Sejumlah teori dan jeritan kelompok peduli lingkungan dan lolongan alam meminta agar menghentikan tindakan merusak alam, tidak akan pernah terealisir. Alam akan "protes" melihat manusia tindakan angkara murka tanpa belas kasihan memperkosa alam tanpa pernah memikirkan kelestariannya hingga ke masa yang akan datang.
Jangan-jangan kucuran bantuan luar negeri itu lebih penting dengan mengendarai isu perduli GRK. Sementara itu yang patut diwaspadai adalah negara-negara industri (maju) justru mencari kambing hitam pada negara berkembang sebagai penyebab lebih utama ketimbang negara industri, dengan tujuan ekonomi misalnya hadirnya aneka produk yang bertema "ramah lingkungan."

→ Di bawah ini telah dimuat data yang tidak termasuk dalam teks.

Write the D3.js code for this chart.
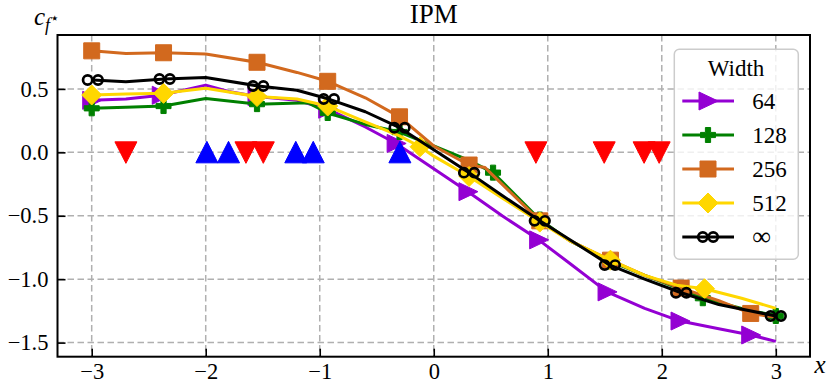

Secara tersamar, negara maju menilai cukup dengan membayar biaya mitigasi pada negara berkembang maka negara Industri dapat meneruskan aksi industrialisasinya.
"Masalah action mitigasi dampak emisi GRK nanti-nanti saja dulu. Emangnya gue pikirin." Siapa tahu demikian jauhnya strategi dibalik isu perduli GRK dunia negara-negara maju.
Jika demikian halnya, Pekerjaan Rumah (PR) Presiden sebagai pemangku jabatan pemerintah tertinggi di negeri ini menjadi tambah satu lagi dalam hal ini. Selain ke tujuh poin di atas kini tambah satu lagi..."Emangnya negara-negara maju atau industri itu beraninya mau bantu (bayar) berapa? .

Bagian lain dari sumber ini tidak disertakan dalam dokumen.